The Client and Consent

‘Informed Consent’ on the part of the client can be identified during the interview /consultation stage. Informed consent is that where the client has all relevant information and the necessary understanding to decide whether the course of action is the right one or not for them. Compliance/ consent to having therapy which uses hypno and psychotherapy techniques can be judged on the willingness of the client to share their feelings and concerns and background information, including medical histories with the therapist and the understanding they express of the use of hypnotherapy and other psychotherapies. Where the client is clear in their expectations of therapy and its outcomes and these are realistic, the therapist is able to discuss with them popular myths and misconceptions, allay fears and build rapport. Informal Inductions require Informed Consent, such as techniques where induction may be by way of metaphor, this ensures that the client understands what technique or techniques are going to be used.

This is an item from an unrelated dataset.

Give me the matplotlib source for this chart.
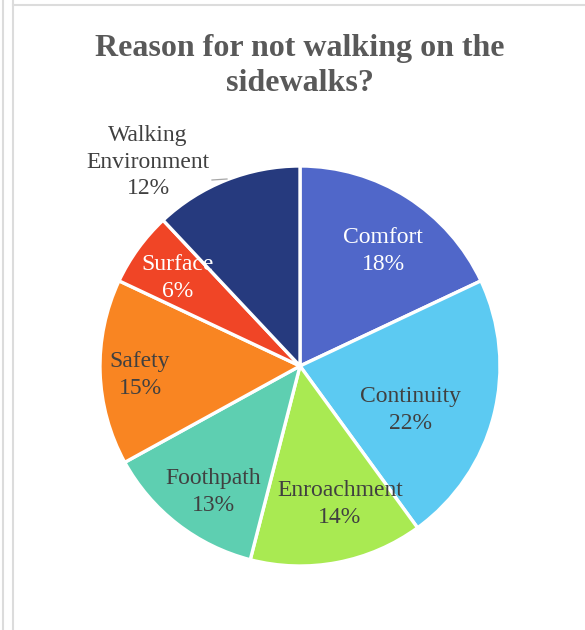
import matplotlib
matplotlib.use("Agg")
import matplotlib.pyplot as plt
from matplotlib.lines import Line2D

# Survey responses
categories = ["Comfort", "Continuity", "Enroachment", "Foothpath",
              "Safety", "Surface", "Walking\nEnvironment"]
shares = [18, 22, 14, 13, 15, 6, 12]
colors = ["#5067C9", "#5CCAF2", "#A9EA52", "#5ECFB1",
          "#F98522", "#F04526", "#263A7E"]
label_colors = ["white", "#404040", "#404040", "#404040",
                "#404040", "white", "#404040"]
# label anchor positions (axes data units, pie radius = 1)
label_pos = [(0.415, 0.575), (0.55, -0.22), (0.2, -0.69), (-0.435, -0.63),
             (-0.8, -0.045), (-0.61, 0.44), (-0.76, 1.02)]

W, H, DPI = 585, 630, 100
fig = plt.figure(figsize=(W / DPI, H / DPI), dpi=DPI)
fig.patch.set_facecolor("white")

serif = ["Liberation Serif", "DejaVu Serif"]

# outer frame lines
def px_line(x0, y0, x1, y1, lw=1.5):
    fig.add_artist(Line2D([x0 / W, x1 / W], [1 - y0 / H, 1 - y1 / H],
                          transform=fig.transFigure, color="#dcdcdc", lw=lw))

px_line(2.5, 0, 2.5, H)
px_line(12.5, 0, 12.5, H)
px_line(12.5, 5, W, 5)

# title
fig.text(300 / W, 1 - 66 / H, "Reason for not walking on the\nsidewalks?",
         ha="center", va="center", fontsize=23, fontweight="bold",
         color="#595959", family=serif, linespacing=1.25)

cx, cy, r = 300, 366, 200
ax = fig.add_axes([(cx - r) / W, (H - cy - r) / H, 2 * r / W, 2 * r / H])
ax.set_axis_off()
wedges, _ = ax.pie(shares, colors=colors, startangle=90, counterclock=False,
                   radius=1, wedgeprops=dict(edgecolor="white", linewidth=2.4))
ax.set_xlim(-1, 1)
ax.set_ylim(-1, 1)

for cat, val, col, (lx, ly) in zip(categories, shares, label_colors, label_pos):
    ax.text(lx, ly, f"{cat}\n{val}%", ha="center", va="center",
            fontsize=17, color=col, family=serif, linespacing=1.35)

# leader line for the outside label
ax.plot([(212 - cx) / r, (227 - cx) / r], [(cy - 180) / r, (cy - 179) / r],
        color="#a6a6a6", lw=0.9, clip_on=False)

fig.savefig("out.png", dpi=DPI, facecolor="white")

‘Implied Consent’ is that which is not explicitly sought or expressed by the client. Implied consent is taken to exist when surrounding circumstances exist which would lead a reasonable person to believe that this consent had been given, although no direct, express or explicit words of agreement had been uttered. It can be seen as the granting of permission for health care without a formal agreement between the patient and health care provider. An example is an appointment made with a physician by a patient with a physical complaint; it is implied that by making the appointment the patient gives consent to the physician to make a diagnosis and offer treatment.

To ensure that informed consent exists, written consent should be obtained where hypnotherapy is used to manage pain where traditionally pain would be managed by analgesic solutions provided by medical practitioners, for instance in dental treatment and childbirth. This is a written indication that the client can be said to have given consent based upon an appreciation and understanding of the facts and implications of an action. However the client needs to be in possession of not only the relevant facts but also of their reasoning faculties, such as not being mentally retarded, mentally impaired or mentally ill and without impairment of judgement at the time of consenting. Such impairments might include illness, intoxication, insufficient sleep and other health problems.

Some acts cannot legally take place because of a lack of informed consent. In cases where an individual is considered unable to give informed consent, another person is generally authorized to give consent on their behalf. Examples of this include the parents or legal guardians of a child and caregivers for the mentally ill. In these cases it is again advisable to have written consent from the authorised person/s.